Indeed, the committee took less than 10 minutes to make the last few procedural moves to send the omnibus judiciary finance bill to the House Ways and Means Committee.

Those moves were to adopt two mostly technical amendments to a delete-all amendment to HF2300, which is sponsored by Scott.

[MORE: Judiciary committee considers $1.43 billion budget bill for 2026-27 biennium]

“Obviously we don’t agree on everything, and obviously the members of this committee don’t agree on everything,” said Co-chair Rep.

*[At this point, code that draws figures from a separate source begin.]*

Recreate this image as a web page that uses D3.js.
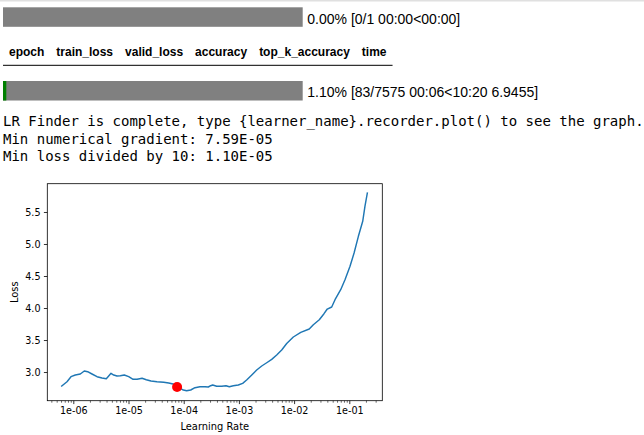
<!DOCTYPE html>
<html>
<head>
<meta charset="utf-8">
<script src="https://cdn.jsdelivr.net/npm/d3@7"></script>
<style>
  html, body { margin: 0; padding: 0; background: #fff; }
  svg { display: block; }
</style>
</head>
<body>
<svg id="chart" width="644" height="435"></svg>
<script>
// ---------- data ----------
const progressTexts = ["0.00% [0/1 00:00<00:00]", "1.10% [83/7575 00:06<10:20 6.9455]"];
const progressValues = [0.0, 0.011];
const headerLabels = ["epoch", "train_loss", "valid_loss", "accuracy", "top_k_accuracy", "time"];
const messageLines = [
  "LR Finder is complete, type {learner_name}.recorder.plot() to see the graph.",
  "Min numerical gradient: 7.59E-05",
  "Min loss divided by 10: 1.10E-05"
];
const learningRates = [
  6.17e-7, 7.69e-7, 9.08e-7, 1.087e-6, 1.34e-6, 1.58e-6, 1.82e-6, 2.18e-6, 2.69e-6, 3.31e-6,
  3.96e-6, 4.38e-6, 4.82e-6, 5.40e-6, 6.19e-6, 7.10e-6, 8.39e-6, 1.009e-5, 1.21e-5, 1.43e-5,
  1.76e-5, 2.10e-5, 2.56e-5, 3.28e-5, 4.34e-5, 5.35e-5, 6.40e-5, 7.66e-5, 9.84e-5, 1.13e-4,
  1.34e-4, 1.60e-4, 1.97e-4, 2.43e-4, 2.79e-4, 3.08e-4, 3.35e-4, 3.96e-4, 4.88e-4, 5.83e-4,
  6.70e-4, 7.92e-4, 9.75e-4, 1.17e-3, 1.38e-3, 1.71e-3, 2.10e-3, 2.59e-3, 3.19e-3, 3.93e-3,
  4.84e-3, 5.96e-3, 7.34e-3, 9.68e-3, 1.32e-2, 1.88e-2, 2.23e-2, 2.86e-2, 3.48e-2, 3.99e-2,
  4.80e-2, 5.51e-2, 6.98e-2, 8.35e-2, 0.103, 0.122, 0.146, 0.175, 0.192, 0.212
];
const losses = [
  2.781, 2.848, 2.927, 2.953, 2.969, 3.016, 3.005, 2.969, 2.927, 2.906,
  2.895, 2.938, 2.980, 2.953, 2.938, 2.942, 2.953, 2.927, 2.886, 2.886,
  2.902, 2.880, 2.859, 2.848, 2.839, 2.828, 2.813, 2.773, 2.719, 2.708,
  2.719, 2.755, 2.770, 2.770, 2.766, 2.786, 2.797, 2.777, 2.777, 2.786,
  2.770, 2.786, 2.797, 2.823, 2.875, 2.953, 3.031, 3.094, 3.145, 3.198,
  3.266, 3.344, 3.445, 3.547, 3.620, 3.672, 3.739, 3.817, 3.911, 3.984,
  4.016, 4.130, 4.286, 4.442, 4.652, 4.859, 5.120, 5.355, 5.589, 5.797
];
const suggestedPoint = { lr: 7.59e-5, loss: 2.765 };
const xMajorTicks = [1e-6, 1e-5, 1e-4, 1e-3, 1e-2, 1e-1];
const xTickLabels = ["1e-06", "1e-05", "1e-04", "1e-03", "1e-02", "1e-01"];
const yTicks = [3.0, 3.5, 4.0, 4.5, 5.0, 5.5];
const yTickLabels = ["3.0", "3.5", "4.0", "4.5", "5.0", "5.5"];
const xLimits = [3.38e-7, 0.396];
const yLimits = [2.552, 5.942];

// ---------- drawing ----------
const svg = d3.select("#chart");
const sans = "'Liberation Sans', Arial, sans-serif";
const mono = "'DejaVu Sans Mono', monospace";
const mpl = "'DejaVu Sans', sans-serif";

// top border line
svg.append("rect").attr("x", 0).attr("y", 0).attr("width", 644).attr("height", 1.5).attr("fill", "#e0e0e0");

// progress bars
const barScale = d3.scaleLinear().domain([0, 1]).range([0, 299.7]);
const barTops = [7.3, 81];
const barH = 19.5;
progressValues.forEach((v, i) => {
  svg.append("rect").attr("x", 3).attr("y", barTops[i]).attr("width", barScale(1)).attr("height", barH).attr("fill", "#808080");
  if (v > 0) svg.append("rect").attr("x", 3).attr("y", barTops[i]).attr("width", barScale(v)).attr("height", barH).attr("fill", "#008000");
  svg.append("text").attr("x", 307.3).attr("y", barTops[i] + 16.2)
    .attr("font-family", sans).attr("font-size", 14).attr("fill", "#000")
    .text(progressTexts[i]);
});

// header table
let hx = 3;
headerLabels.forEach(lbl => {
  const t = svg.append("text").attr("x", hx + 6).attr("y", 56)
    .attr("font-family", sans).attr("font-size", 12).attr("font-weight", "bold").attr("fill", "#000")
    .text(lbl);
  hx += 6 + t.node().getComputedTextLength() + 6;
});
svg.append("rect").attr("x", 3).attr("y", 64.8).attr("width", hx - 3).attr("height", 1).attr("fill", "#000");

// messages
const msgBaselines = [126.3, 143.6, 160.6];
messageLines.forEach((m, i) => {
  svg.append("text").attr("x", 3).attr("y", msgBaselines[i])
    .attr("font-family", mono).attr("font-size", 14).attr("fill", "#000")
    .attr("xml:space", "preserve").style("white-space", "pre")
    .text(m);
});

// plot
const plot = { left: 47.3, right: 382.3, top: 183.7, bottom: 400.7 };
const x = d3.scaleLog().domain(xLimits).range([plot.left, plot.right]);
const y = d3.scaleLinear().domain(yLimits).range([plot.bottom, plot.top]);

const minorTicks = [];
for (let e = -7; e <= 0; e++) {
  for (let m = 2; m <= 9; m++) {
    const v = m * Math.pow(10, e);
    if (v >= xLimits[0] && v <= xLimits[1]) minorTicks.push(v);
  }
}

const g = svg.append("g");
const clipId = "plotclip";
svg.append("defs").append("clipPath").attr("id", clipId)
  .append("rect").attr("x", plot.left).attr("y", plot.top)
  .attr("width", plot.right - plot.left).attr("height", plot.bottom - plot.top);

// curve
const line = d3.line().x((d, i) => x(learningRates[i])).y(d => y(d));
g.append("path").datum(losses).attr("d", line)
  .attr("fill", "none").attr("stroke", "#1f77b4").attr("stroke-width", 1.45)
  .attr("stroke-linejoin", "round").attr("stroke-linecap", "square")
  .attr("clip-path", `url(#${clipId})`);

// suggested point
g.append("circle").attr("cx", x(suggestedPoint.lr)).attr("cy", y(suggestedPoint.loss))
  .attr("r", 5).attr("fill", "#ff0000");

// x axis major
const xAxis = d3.axisBottom(x).tickValues(xMajorTicks)
  .tickFormat((d, i) => xTickLabels[i]).tickSizeInner(3.4).tickSizeOuter(0).tickPadding(3.2);
const xg = g.append("g").attr("transform", `translate(0,${plot.bottom})`).call(xAxis);
xg.select(".domain").remove();
xg.selectAll("line").attr("stroke", "#000").attr("stroke-width", 0.8);
xg.selectAll("text").attr("font-family", mpl).attr("font-size", 9.6).attr("fill", "#000");
// x axis minor
const xMinor = d3.axisBottom(x).tickValues(minorTicks).tickFormat("").tickSizeInner(2).tickSizeOuter(0);
const xmg = g.append("g").attr("transform", `translate(0,${plot.bottom})`).call(xMinor);
xmg.select(".domain").remove();
xmg.selectAll("line").attr("stroke", "#000").attr("stroke-width", 0.6);

// y axis
const yAxis = d3.axisLeft(y).tickValues(yTicks)
  .tickFormat((d, i) => yTickLabels[i]).tickSizeInner(3.4).tickSizeOuter(0).tickPadding(3.4);
const yg = g.append("g").attr("transform", `translate(${plot.left},0)`).call(yAxis);
yg.select(".domain").remove();
yg.selectAll("line").attr("stroke", "#000").attr("stroke-width", 0.8);
yg.selectAll("text").attr("font-family", mpl).attr("font-size", 9.6).attr("fill", "#000");

// frame
g.append("rect").attr("x", plot.left).attr("y", plot.top)
  .attr("width", plot.right - plot.left).attr("height", plot.bottom - plot.top)
  .attr("fill", "none").attr("stroke", "#000").attr("stroke-width", 0.8);

// axis labels
g.append("text").attr("x", (plot.left + plot.right) / 2).attr("y", 430)
  .attr("text-anchor", "middle").attr("font-family", mpl).attr("font-size", 9.9).attr("fill", "#000")
  .text("Learning Rate");
g.append("text").attr("transform", `translate(18.3,${(plot.top + plot.bottom) / 2}) rotate(-90)`)
  .attr("text-anchor", "middle").attr("font-family", mpl).attr("font-size", 9.9).attr("fill", "#000")
  .text("Loss");
</script>
</body>
</html>
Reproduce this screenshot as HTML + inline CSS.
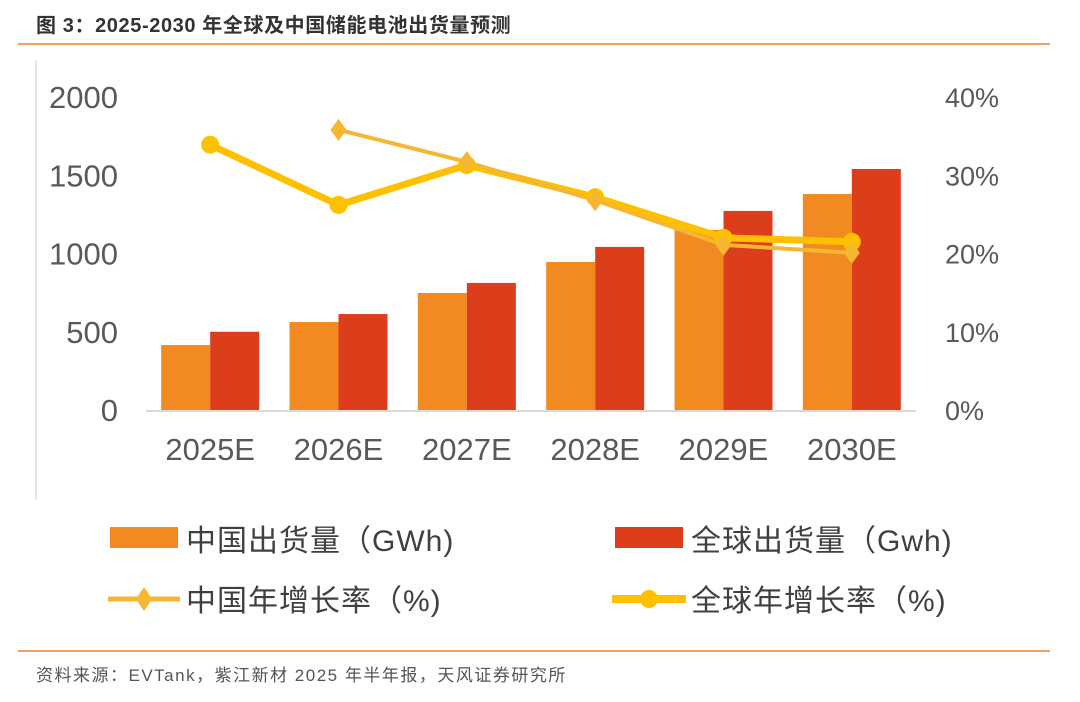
<!DOCTYPE html>
<html><head><meta charset="utf-8"><style>
body{margin:0;background:#fff}
svg{display:block;font-family:"Liberation Sans","Noto Sans CJK SC",sans-serif}
</style></head><body>
<svg id="chart" width="1080" height="702" viewBox="0 0 1080 702">
<text x="36" y="32" font-size="20" font-weight="bold" fill="#333" letter-spacing="0.6">图 3：2025-2030 年全球及中国储能电池出货量预测</text>
<line x1="18" y1="44" x2="1050" y2="44" stroke="#EFA35E" stroke-width="2"/>
<line x1="36" y1="60" x2="36" y2="500" stroke="#ccc" stroke-width="1"/>
<g id="axes"></g>
<g id="bars"></g>
<g id="lines"></g>
<g>
<rect x="110" y="527" width="68" height="21" fill="#F28A22"/>
<text x="186" y="551" font-size="30" fill="#404040" letter-spacing="1">中国出货量（GWh)</text>
<rect x="615" y="527" width="68" height="21" fill="#DC3D1A"/>
<text x="691" y="551" font-size="30" fill="#404040" letter-spacing="1">全球出货量（Gwh)</text>
<line x1="108" y1="599" x2="180" y2="599" stroke="#F5B731" stroke-width="5"/>
<path d="M144 587 L152 599 L144 611 L136 599 Z" fill="#F5B731"/>
<text x="186" y="611" font-size="30" fill="#404040" letter-spacing="1">中国年增长率（%)</text>
<line x1="612" y1="599" x2="686" y2="599" stroke="#FFC000" stroke-width="8"/>
<circle cx="649" cy="599" r="9" fill="#FFC000"/>
<text x="691" y="611" font-size="30" fill="#404040" letter-spacing="1">全球年增长率（%)</text>
</g>
<line x1="18" y1="651" x2="1050" y2="651" stroke="#EFA35E" stroke-width="2"/>
<text x="36" y="681" font-size="17" fill="#555" letter-spacing="1.5">资料来源：EVTank，紫江新材 2025 年半年报，天风证券研究所</text>
</svg>
<script>
const categories = ["2025E","2026E","2027E","2028E","2029E","2030E"];
const chinaShipment = [415,562,748,946,1150,1380];
const globalShipment = [500,613,812,1042,1272,1540];
const chinaGrowth = [null,35.8,31.7,26.8,21.1,20.1];
const globalGrowth = [33.9,26.2,31.3,27.2,22.0,21.5];
const leftTicks = [0,500,1000,1500,2000];
const rightTicks = [0,10,20,30,40];

const NS="http://www.w3.org/2000/svg";
const x0=146, x1=916, y0=410, yTop=97;
const step=(x1-x0)/categories.length;
const yL=v=>y0-(v/2000)*(y0-yTop);
const yR=v=>y0-(v/40)*(y0-yTop);
const cx=i=>x0+step*(i+0.5);
const bw=49;
function mk(tag,attrs,parent){const e=document.createElementNS(NS,tag);for(const k in attrs)e.setAttribute(k,attrs[k]);parent.appendChild(e);return e;}
const axes=document.getElementById('axes'),bars=document.getElementById('bars'),lines=document.getElementById('lines');
leftTicks.forEach(t=>{const e=mk('text',{x:118,y:yL(t)+11,'font-size':31,fill:'#595959','text-anchor':'end'},axes);e.textContent=t;

});
rightTicks.forEach(t=>{const e=mk('text',{x:945,y:yR(t)+10,'font-size':27,fill:'#595959'},axes);e.textContent=t+'%';

});
categories.forEach((c,i)=>{const e=mk('text',{x:cx(i),y:460,'font-size':31,fill:'#595959','text-anchor':'middle'},axes);e.textContent=c;

});
chinaShipment.forEach((v,i)=>{const r=mk('rect',{x:cx(i)-bw,y:yL(v),width:bw,height:y0-yL(v),fill:'#F28A22'},bars);

});
globalShipment.forEach((v,i)=>{const r=mk('rect',{x:cx(i),y:yL(v),width:bw,height:y0-yL(v),fill:'#DC3D1A'},bars);

});
const base=mk('line',{x1:x0,y1:y0+1,x2:x1,y2:y0+1,stroke:'#d9d9d9','stroke-width':2},axes);


function pts(arr){return arr.map((v,i)=>v==null?null:[cx(i),yR(v)]).filter(p=>p);}
const gp=pts(globalGrowth);
const gl=mk('polyline',{points:gp.map(p=>p.join(',')).join(' '),fill:'none',stroke:'#FFC000','stroke-width':7,'stroke-linejoin':'round'},lines);


const cp=pts(chinaGrowth);
const cl=mk('polyline',{points:cp.map(p=>p.join(',')).join(' '),fill:'none',stroke:'#F5B731','stroke-width':4,'stroke-linejoin':'round'},lines);


gp.forEach(p=>{const c=mk('circle',{cx:p[0],cy:p[1],r:9,fill:'#FFC000'},lines);

});
cp.forEach(p=>{const d=mk('path',{d:`M${p[0]} ${p[1]-11} L${p[0]+8} ${p[1]} L${p[0]} ${p[1]+11} L${p[0]-8} ${p[1]} Z`,fill:'#F5B731'},lines);

});
</script>
</body></html>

Tina Liebling (DFL-Rochester). “But we have been able to put together, I think, a good bill that goes forward with the resources that we were given.”

“We’ve had really good discussions here,” added Scott.

The General Fund appropriation proposed in the bill is $1.43 billion over the next two fiscal years, a $30 million increase above the February base forecast and a total that meets the fiscal target set for the committee by House leadership.

The committee gained another $23 million by canceling unused 2024-25 appropriations to the State Competency Attainment Board ($11 million), Cannabis Expungement Board ($10 million in budget savings) and Office of Appellate Counsel and Training ($2 million).

[MORE: View the fiscal spreadsheet]

The bill would also make several policy changes, including:

  • establishing private privileges for participants in restorative justice victim-offender conferences;
  • allowing courts to charge fees for private attorneys to access court documents;
  • modifying the definition of “custodian” in orders of protection;
  • modifying procedures for foreclosure sales; and
  • adopting the Uniform Special Deposits Act.